3 Smart Tax Moves After You File Your 2017 Tax Return

3 Smart Tax Moves After You File Your 2017 Tax Return

Relieved that you won’t have to think about taxes for another year now that you’ve finally submitted your 2017 return or will soon? It’s best not to put taxes on the back burner yet. Instead, take advantage of being in tax mode to make a few moves that can help with next year’s return and improve your finances overall.

That’s nearly always a good idea, but it’s especially timely now, given major changes in the 2017 tax law that could impact what you owe for 2018 and new tools to help with the process.

1. Save Your Tax Refund for Retirement

Filing season presents a perfect opportunity to pad your nest egg in the home stretch toward retirement if you’re among the roughly three-quarters of taxpayers who typically get a tax refund.

Chances are, it will be a significant sum. Older taxpayers typically get more money back from the Internal Revenue Service (IRS) than the average $2,900 refund. In 2016, the typical refund for taxpayers ages 45 to 64 was around $4,300. That’s enough to fund about two-thirds of the maximum $6,500 Individual Retirement Account (IRA) contribution allowed this year for savers 50 and older, if you qualify.

You can contribute to a traditional IRA as long as you or your spouse have earned income equal to the amount you’re putting into the account and won’t turn 70 ½ in the calendar year — even if you save in a 401(k) or similar retirement plan at work. If you contribute to an employer-sponsored retirement plan, your IRA contribution won’t be deductible, but the earnings will still grow tax-deferred.

 

2. Simplify Your Freelance Life

More boomers and Gen Xers work in the gig economy than other generations, according to a recent T. Rowe Price study. That means they’re also more likely to have the tax hassles that go along with earning freelance income, such as the complicated calculations to figure out how much you owe Uncle Sam and the annoyance of paying quarterly estimated taxes.

 

3. Do a Paycheck Checkup

If you’re a salaried employee, you’ve probably noticed a little bump in your take-home pay since January, courtesy of last year’s tax law. The average paycheck has increased by 1 to 3% in 2018. You may see more tax liability for tax year 2018 if you itemized deductions for 2017 and you pay steep property taxes or live in a high income-tax state such as New York or California. That’s because the new law limits the value of those write-offs by capping the deduction for state and local income tax withholding, property and sales taxes at $10,000. In addition, because the new law nearly doubles the standard deduction to $24,000 for married couples filing jointly and $12,000 for singles, you may now have to take the standard deduction if your itemized deductions for deductible expenses like home mortgage interest, property taxes and state income tax withholding are not more than the new standard deduction amount.
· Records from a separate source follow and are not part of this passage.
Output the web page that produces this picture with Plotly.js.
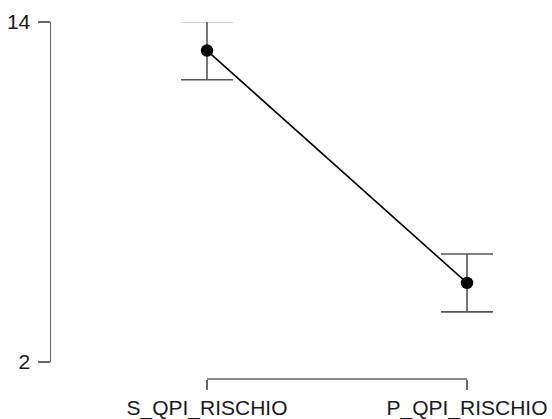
<!DOCTYPE html>
<html>
<head>
<meta charset="utf-8">
<script src="https://cdn.plot.ly/plotly-3.0.1.min.js"></script>
<style>html,body{margin:0;padding:0;background:#fff;}#chart{width:552px;height:419px;}</style>
</head>
<body>
<div id="chart"></div>
<script>
const categories = ["S_QPI_RISCHIO", "P_QPI_RISCHIO"];
const means = [12.99, 4.79];
const errors = [1.03, 1.02];
const yTicks = [2, 14];

const axisColor = "#666666";
const textFont = {family: "Liberation Sans, Arial, sans-serif", size: 21, color: "#1a1a1a"};

const trace = {
  type: "scatter",
  mode: "lines+markers",
  x: categories,
  y: means,
  line: {color: "#000000", width: 1.6},
  marker: {color: "#000000", size: 12.5},
  error_y: {type: "data", array: errors, visible: true, color: "#555555", thickness: 1.6, width: 26},
  cliponaxis: false,
  hoverinfo: "none"
};

const layout = {
  width: 552, height: 419,
  margin: {l: 51, r: 20, t: 22, b: 40},
  paper_bgcolor: "#ffffff", plot_bgcolor: "#ffffff",
  showlegend: false,
  font: textFont,
  xaxis: {
    type: "category",
    range: [-0.6, 1.25],
    anchor: "free", position: 0,
    showline: false, showgrid: false, zeroline: false,
    ticks: "outside", ticklen: 10, tickwidth: 1.5, tickcolor: axisColor,
    tickfont: textFont
  },
  yaxis: {
    domain: [17/357, 1],
    range: [yTicks[0], yTicks[yTicks.length-1]],
    tickvals: yTicks, ticktext: yTicks.map(String),
    showline: true, linecolor: axisColor, linewidth: 1.5,
    showgrid: false, zeroline: false,
    ticks: "outside", ticklen: 12, tickwidth: 1.5, tickcolor: axisColor,
    ticklabelstandoff: 3,
    tickfont: textFont
  },
  shapes: [{
    type: "line", xref: "x", yref: "paper",
    x0: 0, x1: categories.length - 1, y0: 0, y1: 0,
    line: {color: axisColor, width: 1.5}
  }]
};

Plotly.newPlot("chart", [trace], layout, {staticPlot: true, displayModeBar: false});
</script>
</body>
</html>
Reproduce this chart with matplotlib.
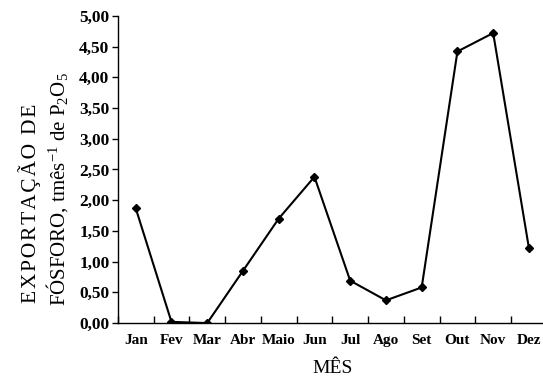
import matplotlib
matplotlib.use("Agg")
import matplotlib.pyplot as plt
from matplotlib.ticker import FixedLocator

months = ["Jan", "Fev", "Mar", "Abr", "Maio", "Jun", "Jul", "Ago", "Set", "Out", "Nov", "Dez"]
values = [1.87, 0.02, 0.00, 0.85, 1.70, 2.38, 0.69, 0.37, 0.58, 4.42, 4.72, 1.22]
yticks = [0.0, 0.5, 1.0, 1.5, 2.0, 2.5, 3.0, 3.5, 4.0, 4.5, 5.0]

plt.rcParams['font.family'] = ['Liberation Serif', 'DejaVu Serif']
plt.rcParams['mathtext.fontset'] = 'custom'
plt.rcParams['mathtext.rm'] = 'Liberation Serif'
plt.rcParams['mathtext.it'] = 'Liberation Serif:italic'
plt.rcParams['mathtext.bf'] = 'Liberation Serif:bold'

fig = plt.figure(figsize=(5.43, 3.77), dpi=100)
ax = fig.add_axes([0.217, 0.143, 0.790, 0.815])
x = list(range(len(months)))
ax.plot(x, values, color='black', lw=1.5, marker='D', ms=4.5, mfc='black', mec='black')

ax.set_xlim(-0.5, len(months) - 0.5)
ax.set_ylim(0, 5.0)
ax.set_yticks(yticks)
ax.set_yticklabels([f"{v:.2f}".replace('.', ',') for v in yticks], fontweight='bold', fontsize=12.5)
ax.set_xticks(x)
ax.set_xticklabels(months, fontweight='bold', fontsize=11)
ax.xaxis.set_minor_locator(FixedLocator([i + 0.5 for i in range(-1, len(months))]))
ax.tick_params(axis='x', which='major', length=0, pad=8)
ax.tick_params(axis='x', which='minor', direction='in', length=5, width=1)
ax.tick_params(axis='y', direction='out', length=4, width=1, pad=2)
for s in ['top', 'right']:
    ax.spines[s].set_visible(False)
for s in ['left', 'bottom']:
    ax.spines[s].set_linewidth(1.0)

ax.set_xlabel("MÊS", fontsize=14, labelpad=9)
line1 = "\u200a".join("EXPORTAÇÃO DE")
fig.text(0.055, 0.196, line1, rotation=90, ha='center', va='bottom', fontsize=15.5)
fig.text(0.105, 0.188, r"FÓSFORO, tmês$^{-1}$ de P$_2$O$_5$", rotation=90, ha='center', va='bottom', fontsize=15)

fig.savefig("out.png", dpi=100)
So, unless the total value of your charitable contributions, local taxes, mortgage interest and other write-offs exceeds those sharply higher standard deduction limits, they will no longer help to lower your taxable income, which might mean you need to have more taxes withheld.

Other situations that increase the likelihood your withholding may be out of whack: if you’ll pay the alternative minimum tax, earn freelance income or have capital gains and dividend income in 2018.

If you do need to make an adjustment, fill out a new W-4 form with your employer. That’s at least one thing that hasn’t changed since last year and doesn’t require an app to figure out.